■ SHORT TASK
Repeat every line, exactly, from the very first through the one where "2050, 2033, 1983, 1975, 1831, 2060, 2010, 1966, 1764]" appears. Add nothing else.

_ _ _

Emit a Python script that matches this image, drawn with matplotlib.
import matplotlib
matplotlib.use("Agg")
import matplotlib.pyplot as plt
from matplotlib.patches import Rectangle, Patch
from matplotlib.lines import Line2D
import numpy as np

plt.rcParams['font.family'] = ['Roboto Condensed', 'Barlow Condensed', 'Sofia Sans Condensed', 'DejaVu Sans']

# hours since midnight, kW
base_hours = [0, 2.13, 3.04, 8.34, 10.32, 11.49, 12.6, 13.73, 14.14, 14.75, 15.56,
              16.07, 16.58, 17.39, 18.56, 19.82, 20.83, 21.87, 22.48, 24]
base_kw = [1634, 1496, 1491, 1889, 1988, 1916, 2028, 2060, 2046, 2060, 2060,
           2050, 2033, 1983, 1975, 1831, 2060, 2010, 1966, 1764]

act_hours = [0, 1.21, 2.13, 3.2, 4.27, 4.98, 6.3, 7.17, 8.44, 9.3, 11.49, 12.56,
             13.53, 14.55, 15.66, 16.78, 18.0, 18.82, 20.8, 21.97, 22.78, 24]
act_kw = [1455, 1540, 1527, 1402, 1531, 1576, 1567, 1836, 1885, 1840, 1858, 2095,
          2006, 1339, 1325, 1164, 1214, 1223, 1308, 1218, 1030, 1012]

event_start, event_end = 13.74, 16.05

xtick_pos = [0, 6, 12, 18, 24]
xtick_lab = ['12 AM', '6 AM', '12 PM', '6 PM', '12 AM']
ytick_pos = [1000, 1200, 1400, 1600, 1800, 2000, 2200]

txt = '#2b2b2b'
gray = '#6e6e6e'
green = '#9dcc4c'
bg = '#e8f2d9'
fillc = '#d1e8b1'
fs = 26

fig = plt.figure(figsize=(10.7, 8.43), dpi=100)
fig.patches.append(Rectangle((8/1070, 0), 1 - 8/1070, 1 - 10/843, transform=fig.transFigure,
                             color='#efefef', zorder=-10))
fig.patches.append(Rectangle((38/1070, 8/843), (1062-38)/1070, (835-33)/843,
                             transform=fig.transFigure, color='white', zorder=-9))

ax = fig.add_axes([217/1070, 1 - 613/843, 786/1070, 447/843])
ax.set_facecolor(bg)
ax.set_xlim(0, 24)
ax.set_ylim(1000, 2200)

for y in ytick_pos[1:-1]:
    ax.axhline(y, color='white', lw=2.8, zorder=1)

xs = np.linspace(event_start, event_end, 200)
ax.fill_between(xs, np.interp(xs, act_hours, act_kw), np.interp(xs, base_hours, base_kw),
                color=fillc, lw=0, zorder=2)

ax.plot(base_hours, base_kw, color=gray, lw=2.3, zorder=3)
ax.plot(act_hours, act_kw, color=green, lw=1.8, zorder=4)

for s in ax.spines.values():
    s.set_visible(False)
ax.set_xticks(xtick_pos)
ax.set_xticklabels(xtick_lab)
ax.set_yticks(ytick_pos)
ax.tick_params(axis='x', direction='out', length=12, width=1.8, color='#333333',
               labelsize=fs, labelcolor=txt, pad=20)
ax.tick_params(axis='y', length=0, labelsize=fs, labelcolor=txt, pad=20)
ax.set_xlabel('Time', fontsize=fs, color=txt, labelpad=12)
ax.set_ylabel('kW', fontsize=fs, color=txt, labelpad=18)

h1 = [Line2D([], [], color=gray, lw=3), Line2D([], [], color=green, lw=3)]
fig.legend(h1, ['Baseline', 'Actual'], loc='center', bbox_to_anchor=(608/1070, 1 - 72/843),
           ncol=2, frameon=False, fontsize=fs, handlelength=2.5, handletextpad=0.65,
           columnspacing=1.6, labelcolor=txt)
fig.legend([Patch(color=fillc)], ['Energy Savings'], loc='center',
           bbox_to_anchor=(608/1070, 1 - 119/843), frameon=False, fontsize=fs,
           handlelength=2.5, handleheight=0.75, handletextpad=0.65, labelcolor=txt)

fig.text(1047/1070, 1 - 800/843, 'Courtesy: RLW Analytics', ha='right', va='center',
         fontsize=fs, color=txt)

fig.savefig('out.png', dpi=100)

_ _ _

■ ANSWER BELOW
Emit a Python script that matches this image, drawn with matplotlib.
import matplotlib
matplotlib.use("Agg")
import matplotlib.pyplot as plt
from matplotlib.patches import Rectangle, Patch
from matplotlib.lines import Line2D
import numpy as np

plt.rcParams['font.family'] = ['Roboto Condensed', 'Barlow Condensed', 'Sofia Sans Condensed', 'DejaVu Sans']

# hours since midnight, kW
base_hours = [0, 2.13, 3.04, 8.34, 10.32, 11.49, 12.6, 13.73, 14.14, 14.75, 15.56,
              16.07, 16.58, 17.39, 18.56, 19.82, 20.83, 21.87, 22.48, 24]
base_kw = [1634, 1496, 1491, 1889, 1988, 1916, 2028, 2060, 2046, 2060, 2060,
           2050, 2033, 1983, 1975, 1831, 2060, 2010, 1966, 1764]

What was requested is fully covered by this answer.